In Ethereum’s fragmented landscape, fractional investing can bridge gaps between chains, incentivizing collaboration and shared ownership. Projects that may otherwise operate in isolation can tap into a unified capital pool, crafting a more interconnected and resilient ecosystem.
Emphasizing On-Chain Ownership
Central to these blockchain-powered funding models is the principle of on-chain ownership. By tokenizing their work and utilizing blockchain’s transparency, creators and builders can forge direct connections with their supporters, eliminating intermediaries and ensuring that value flows back to those who believed in them from the outset.
On-chain transactions enhance visibility and auditability of funding flows, reducing fraud and fostering trust. This transparency is particularly vital in Ethereum’s fragmented ecosystem, where users and developers often navigate complex and opaque funding structures.

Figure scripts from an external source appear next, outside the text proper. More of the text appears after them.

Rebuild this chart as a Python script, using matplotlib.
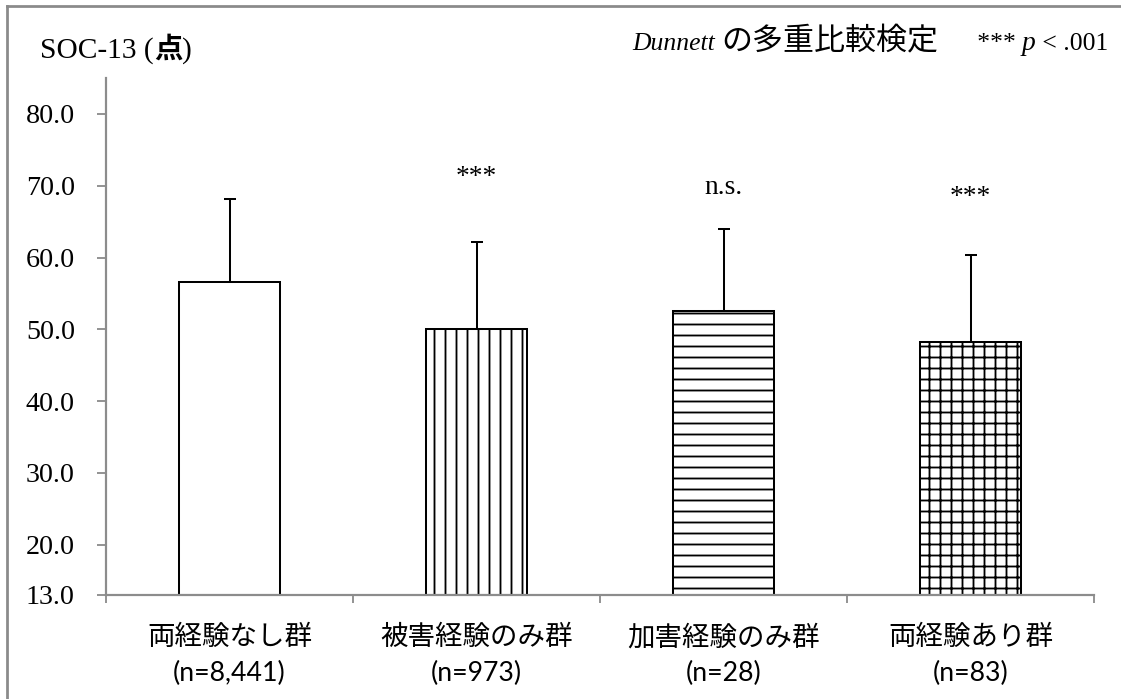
import numpy as np
import matplotlib
matplotlib.use('Agg')
import matplotlib.pyplot as plt
from matplotlib.lines import Line2D

# data
groups = ['両経験なし群', '被害経験のみ群', '加害経験のみ群', '両経験あり群']
n_labels = ['(n=8,441)', '(n=973)', '(n=28)', '(n=83)']
means = [56.6, 50.1, 52.5, 48.2]
sds = [11.6, 12.1, 11.5, 12.2]
signif = ['', '***', 'n.s.', '***']
signif_y = [0, 71.2, 69.7, 68.3]
yticks = [13, 20, 30, 40, 50, 60, 70, 80]

serif = 'Liberation Serif'
jp = 'Noto Sans CJK JP'
gray = '#8c8c8c'

plt.rcParams['hatch.linewidth'] = 1.0

fig = plt.figure(figsize=(1121 / 132, 699 / 132), dpi=132)
ax = fig.add_axes([106 / 1121, 1 - 595 / 699, (1094 - 106) / 1121, (595 - 78) / 699])

x = np.arange(len(groups))
hatches = ['', '||', '--', '++']
bars = ax.bar(x, np.array(means) - 13, bottom=13, width=0.405, color='white',
              edgecolor='black', linewidth=1.1, zorder=2)
for b, h in zip(bars, hatches):
    b.set_hatch(h)

ax.errorbar(x, means, yerr=[np.zeros(len(sds)), sds], fmt='none', ecolor='black',
            elinewidth=1.1, capsize=3.5, capthick=1.1, zorder=3)

for xi, s, sy in zip(x, signif, signif_y):
    if s:
        ax.text(xi, sy, s, ha='center', va='center', fontsize=15, family=serif)

ax.set_xlim(-0.5, 3.5)
ax.set_ylim(13, 85)
ax.set_yticks(yticks)
ax.set_yticklabels([f'{v:.1f}' for v in yticks], family=serif, fontsize=15.3)
ax.set_xticks(np.arange(-0.5, 4, 1))
ax.set_xticklabels([])
ax.tick_params(axis='y', direction='out', length=5, width=1, color=gray, pad=12)
ax.tick_params(axis='x', direction='out', length=4.5, width=1, color=gray)
for side in ['top', 'right']:
    ax.spines[side].set_visible(False)
for side in ['left', 'bottom']:
    ax.spines[side].set_color(gray)
    ax.spines[side].set_linewidth(1.2)

# category labels below the axis
for xi, g, n in zip(x, groups, n_labels):
    ax.text(xi, -0.083, g, transform=ax.get_xaxis_transform(), ha='center', va='center',
            fontsize=15, family=jp)
    ax.text(xi, -0.152, n, transform=ax.get_xaxis_transform(), ha='center', va='center',
            fontsize=14.5, family='Lato')

renderer = fig.canvas.get_renderer()


def put_pieces(pieces, x_right, y_base):
    # lays text pieces out right to left so they end at x_right (pixels)
    xr = x_right
    for txt, size, kw in reversed(pieces):
        t = fig.text(xr / 1121, 1 - y_base / 699, txt, ha='right', va='baseline',
                     fontsize=size, **kw)
        xr = t.get_window_extent(renderer).x0


# y-axis title
put_pieces([
    ('SOC-13 (', 16, dict(family=serif)),
    ('点', 15.5, dict(family=jp, weight='bold')),
    (')', 16, dict(family=serif)),
], 192, 58)

# right header
put_pieces([
    ('Dunnett', 14, dict(family=serif, style='italic')),
    (' ', 14, dict(family=serif)),
    ('の多重比較検定', 16.9, dict(family=jp)),
    ('      *** ', 14, dict(family=serif)),
    ('p', 15, dict(family=serif, style='italic')),
    (' < .001', 14, dict(family=serif)),
], 1108, 50)

# outer frame (left and top edges)
fig.add_artist(Line2D([7 / 1121, 7 / 1121], [0, 1 - 6 / 699], transform=fig.transFigure,
                      color='#8a8a8a', lw=1.5))
fig.add_artist(Line2D([7 / 1121, 1], [1 - 6 / 699, 1 - 6 / 699], transform=fig.transFigure,
                      color='#8a8a8a', lw=1.5))

fig.savefig('out.png', dpi=132)
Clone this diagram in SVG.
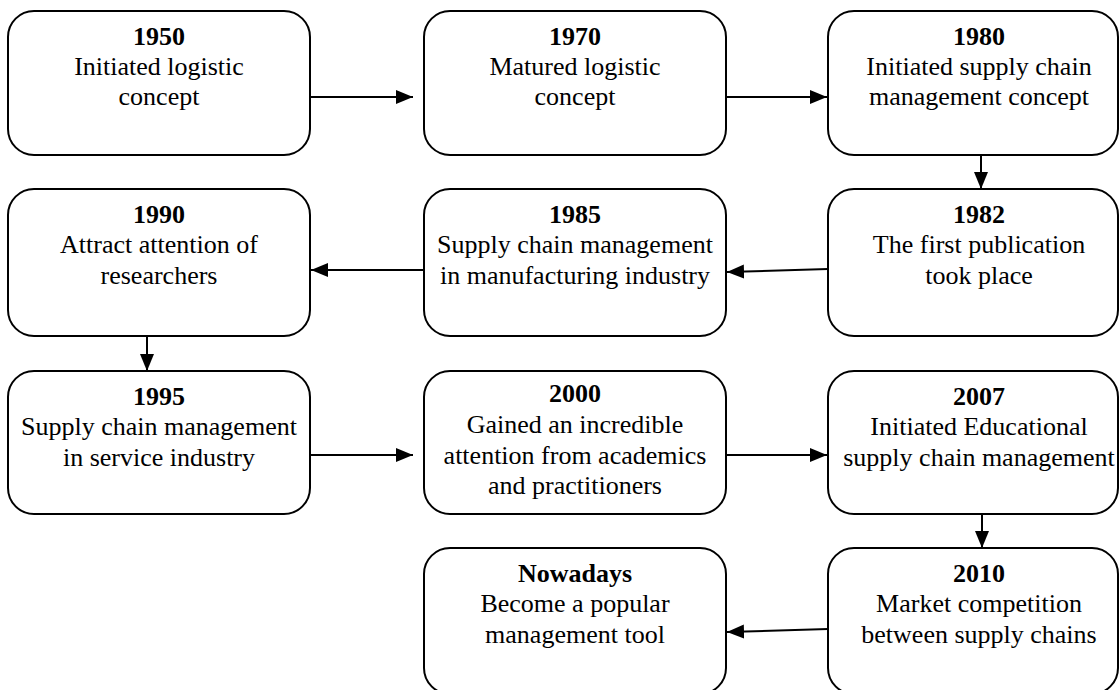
<svg xmlns="http://www.w3.org/2000/svg" width="1119" height="690" viewBox="0 0 1119 690">
<style>
.box{fill:#fff;stroke:#000;stroke-width:2}
.t{font-family:"Liberation Serif","Times New Roman",serif;font-size:26px;fill:#000;text-anchor:middle}
.b{font-weight:bold}
.c{fill:none;stroke:#000;stroke-width:2;marker-end:url(#ah)}
</style>
<defs>
<marker id="ah" markerUnits="userSpaceOnUse" markerWidth="18" markerHeight="14" refX="17" refY="7" orient="auto">
<path d="M0,0 L17,7 L0,14 z" fill="#000"/>
</marker>
</defs>
<rect width="1119" height="690" fill="#fff"/>
<g id="connectors">
<line class="c" x1="310" y1="97" x2="413" y2="97"/>
<line class="c" x1="726" y1="97" x2="827" y2="97"/>
<line class="c" x1="981" y1="155" x2="981" y2="189"/>
<line class="c" x1="828" y1="269" x2="727" y2="272"/>
<line class="c" x1="424" y1="270" x2="311" y2="270"/>
<line class="c" x1="147" y1="336" x2="147" y2="371"/>
<line class="c" x1="310" y1="455" x2="413" y2="455"/>
<line class="c" x1="726" y1="455" x2="827" y2="455"/>
<line class="c" x1="982" y1="514" x2="982" y2="548"/>
<line class="c" x1="828" y1="629" x2="727" y2="632"/>
</g>
<g id="n1950">
<rect class="box" x="8" y="11" width="302" height="144" rx="26"/>
<text class="t b" x="159" y="45">1950</text>
<text class="t" x="159" y="75">Initiated logistic</text>
<text class="t" x="159" y="105">concept</text>
</g>
<g id="n1970">
<rect class="box" x="424" y="11" width="302" height="144" rx="26"/>
<text class="t b" x="575" y="45">1970</text>
<text class="t" x="575" y="75">Matured logistic</text>
<text class="t" x="575" y="105">concept</text>
</g>
<g id="n1980">
<rect class="box" x="828" y="11" width="290" height="144" rx="26"/>
<text class="t b" x="979" y="45">1980</text>
<text class="t" x="979" y="75">Initiated supply chain</text>
<text class="t" x="979" y="105">management concept</text>
</g>
<g id="n1982">
<rect class="box" x="828" y="189" width="290" height="147" rx="26"/>
<text class="t b" x="979" y="223">1982</text>
<text class="t" x="979" y="253">The first publication</text>
<text class="t" x="979" y="284">took place</text>
</g>
<g id="n1985">
<rect class="box" x="424" y="189" width="302" height="147" rx="26"/>
<text class="t b" x="575" y="223">1985</text>
<text class="t" x="575" y="253">Supply chain management</text>
<text class="t" x="575" y="284">in manufacturing industry</text>
</g>
<g id="n1990">
<rect class="box" x="8" y="189" width="302" height="147" rx="26"/>
<text class="t b" x="159" y="223">1990</text>
<text class="t" x="159" y="253">Attract attention of</text>
<text class="t" x="159" y="284">researchers</text>
</g>
<g id="n1995">
<rect class="box" x="8" y="371" width="302" height="143" rx="26"/>
<text class="t b" x="159" y="405">1995</text>
<text class="t" x="159" y="435">Supply chain management</text>
<text class="t" x="159" y="466">in service industry</text>
</g>
<g id="n2000">
<rect class="box" x="424" y="371" width="302" height="143" rx="26"/>
<text class="t b" x="575" y="402">2000</text>
<text class="t" x="575" y="433">Gained an incredible</text>
<text class="t" x="575" y="464">attention from academics</text>
<text class="t" x="575" y="494">and practitioners</text>
</g>
<g id="n2007">
<rect class="box" x="828" y="371" width="290" height="143" rx="26"/>
<text class="t b" x="979" y="405">2007</text>
<text class="t" x="979" y="435">Initiated Educational</text>
<text class="t" x="979" y="466">supply chain management</text>
</g>
<g id="n2010">
<rect class="box" x="828" y="548" width="290" height="146" rx="26"/>
<text class="t b" x="979" y="582">2010</text>
<text class="t" x="979" y="612">Market competition</text>
<text class="t" x="979" y="643">between supply chains</text>
</g>
<g id="nNowadays">
<rect class="box" x="424" y="548" width="302" height="146" rx="26"/>
<text class="t b" x="575" y="582">Nowadays</text>
<text class="t" x="575" y="612">Become a popular</text>
<text class="t" x="575" y="643">management tool</text>
</g>
</svg>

Addressing Funding for Cross-Layer Initiatives
A crucial question arises: how can funding be sourced for these cross-Layer 2 initiatives? One potential strategy is to condition funding for Ethereum common goods on achieving Stage 1 or Stage 2 rollup status. Once a rollup reaches that level of decentralization, it relies on a distributed community and governance tools, making funding for common goods essential for their continued advancement.
An alternative solution involves redirecting the Ethereum Foundation’s grant program to focus on addressing these challenges. The Foundation must enhance its support for the cross-Layer 2 experience, recognizing that funding common goods is key to overcoming fragmentation issues.
In conclusion, Ethereum’s fragmentation presents not only a technical challenge but a significant funding challenge as well. By embracing innovative funding models such as RetroPGF, quadratic funding, and fractional investing, the ecosystem can align incentives, amplify community support, and democratize access to capital, ensuring resources are allocated to the projects that need them the most.